The audience must look away from the actors, able to "hear" what is going on only if they can see. (Similarly, director David Cromer says one challenge for the actors was making sure they were looking at Billy when they spoke, since they must have learned by then that he could read lips only when being faced directly.)

Eventually, Billy learns sign language and begins to wonder why his family never felt it was important to learn how he or they could communicate more effectively. In a visit home Billy refuses to speak, only signing, while Sylvia interprets. It's a moment with a lot of silence and confusion as Billy's family — and the audience — waits for him to sign, for her to interpret, for everyone to understand.

"At that point, we go to the position of this deaf boy," says Raine of the long, tense silences during this scene. "It puts the audience and family in the same position because we can't understand sign language. When we're watching this boy gesticulating, we don't know what he's saying. There are no subtitles in the scene. In a way, we're watching that and feeling deaf in the scene."

Later, Billy is pushed to an emotional breaking point and pulls his hearing aids out of his ears. A rush of pink noise descends on the theater, drowning out the shouting.

"It's a type of noise where we create the experience of obliterating all other content," says Kluger. "We think of deafness as the absence of something, but this is a gesture of blocking out the pain of other people talking to you."
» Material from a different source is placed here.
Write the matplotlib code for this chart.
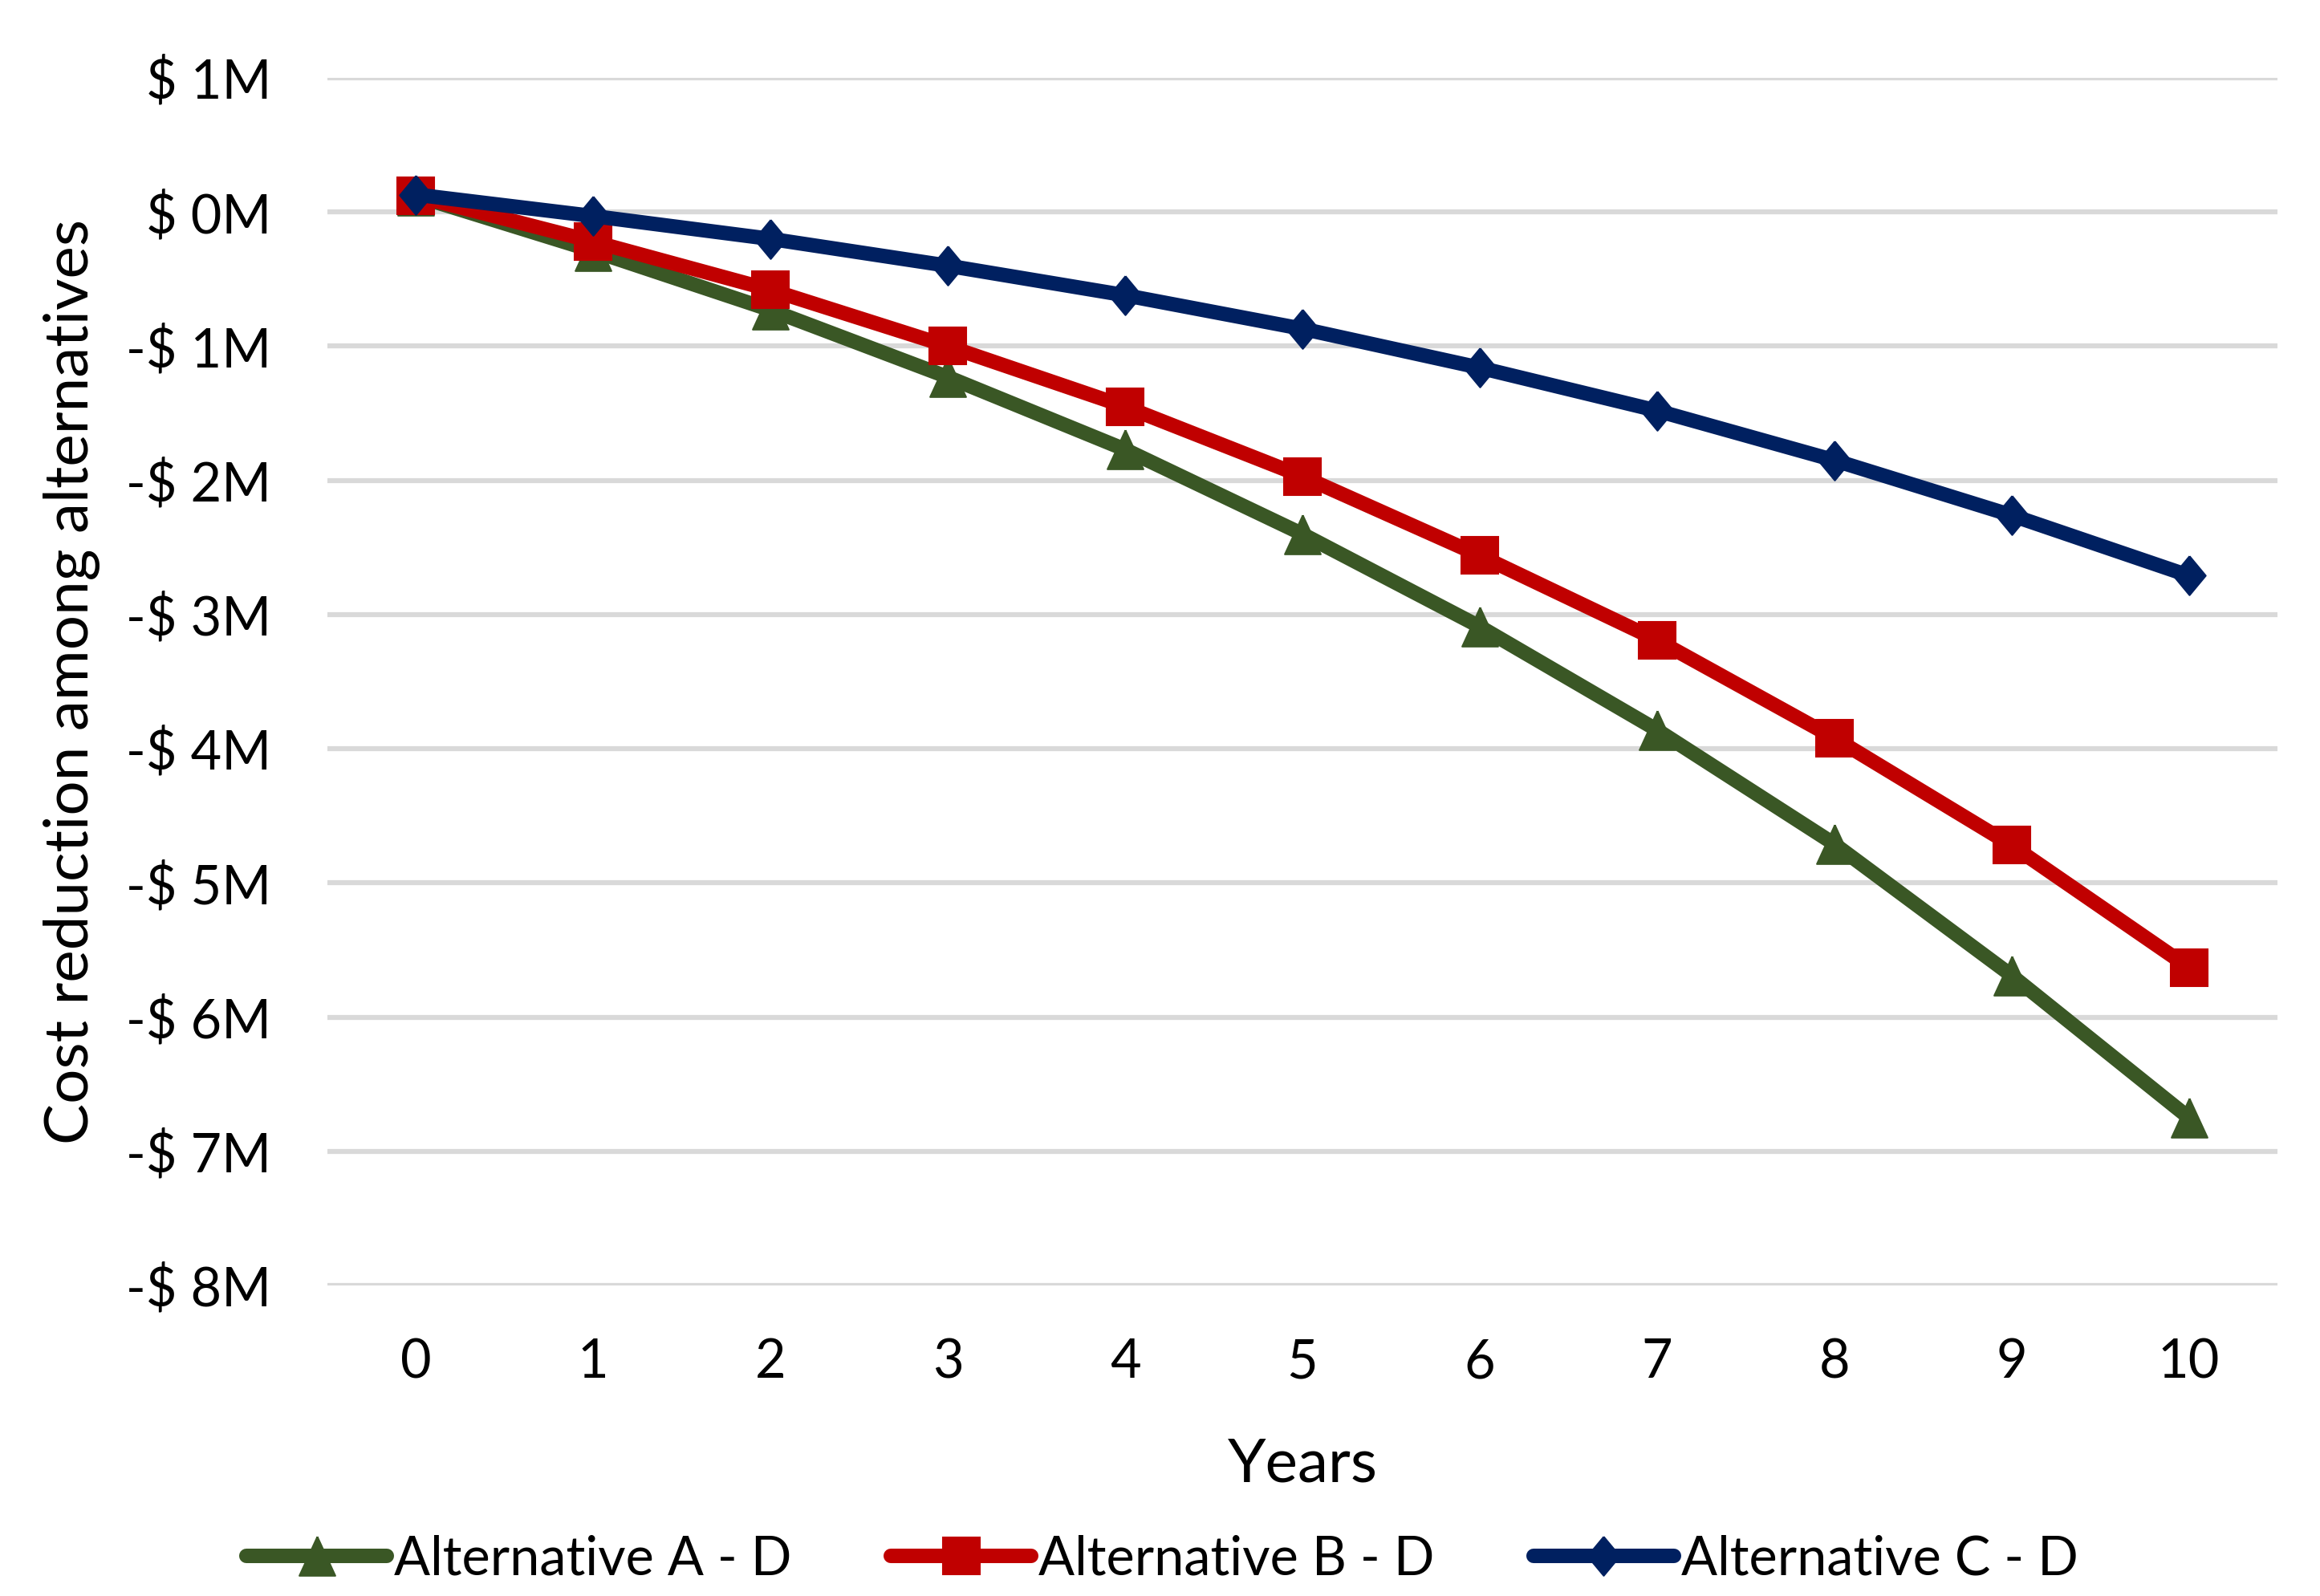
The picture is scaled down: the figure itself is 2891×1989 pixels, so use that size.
import matplotlib
matplotlib.use("Agg")
import matplotlib.pyplot as plt
from matplotlib.ticker import FixedLocator, FuncFormatter

plt.rcParams['font.family'] = ['Lato', 'DejaVu Sans']

years = list(range(11))
alt_a = [0.12, -0.29, -0.73, -1.23, -1.77, -2.40, -3.09, -3.86, -4.71, -5.69, -6.75]
alt_b = [0.12, -0.22, -0.58, -1.00, -1.45, -1.97, -2.56, -3.19, -3.92, -4.72, -5.63]
alt_c = [0.13, -0.03, -0.20, -0.40, -0.62, -0.87, -1.16, -1.48, -1.85, -2.26, -2.71]
labels = ["Alternative A - D", "Alternative B - D", "Alternative C - D"]
y_ticks = [1, 0, -1, -2, -3, -4, -5, -6, -7, -8]

fig = plt.figure(figsize=(28.91, 19.89), dpi=100)
ax = fig.add_axes([0.1411, 0.1946, 0.9817 - 0.1411, 0.9512 - 0.1946])

diamond = [(0, 1), (0.83, 0), (0, -1), (-0.83, 0), (0, 1)]
triangle = [(0, 1), (0.92, -1), (-0.92, -1), (0, 1)]
lw = 13
common = dict(lw=lw, solid_joinstyle='round', solid_capstyle='round', mew=1.5)
ax.plot(years, alt_a, color='#3A5725', marker=triangle, ms=35, label=labels[0], zorder=3, **common)
ax.plot(years, alt_b, color='#C00000', marker='s', ms=33, label=labels[1], zorder=4, **common)
ax.plot(years, alt_c, color='#002060', marker=diamond, ms=35, label=labels[2], zorder=5, **common)

ax.set_xlim(-0.5, 10.5)
ax.set_ylim(-8, 1)
ax.xaxis.set_major_locator(FixedLocator(years))
ax.yaxis.set_major_locator(FixedLocator(y_ticks))

def fmt(v, pos):
    v = int(round(v))
    return f"$ {v}M" if v >= 0 else f"-$ {abs(v)}M"
ax.yaxis.set_major_formatter(FuncFormatter(fmt))

ax.grid(axis='y', color='#D9D9D9', lw=4.5, zorder=0)
ax.set_axisbelow(True)
for s in ax.spines.values():
    s.set_visible(False)
ax.tick_params(axis='both', length=0, labelsize=48, colors='black')
ax.tick_params(axis='x', pad=47)
ax.tick_params(axis='y', pad=50)

ax.set_xlabel("Years", fontsize=55, va='center')
ax.xaxis.set_label_coords(0.5, -0.148)
ax.set_ylabel("Cost reduction among alternatives", fontsize=55, va='center')
ax.yaxis.set_label_coords(-0.131, 0.5)

leg = fig.legend(loc='center', bbox_to_anchor=(0.501, 0.023), ncol=3, frameon=False,
                 fontsize=48, handlelength=2.63, handletextpad=0.13, columnspacing=1.85,
                 numpoints=1)

fig.savefig("out.png", dpi=100)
Throughout the play, the interstitial darkness between scenes is punctuated by the screech of tinnitus, the roar of feedback from a hearing aid, an opera. The sound lends confusion in the name of Sylvia's character. Near the end, as her hearing is going, she says, "No one told me it was going to be this noisy going deaf.... It's this buzz … this roar and outside — it's all — black." The show that began with a full symphony slowly becomes silent.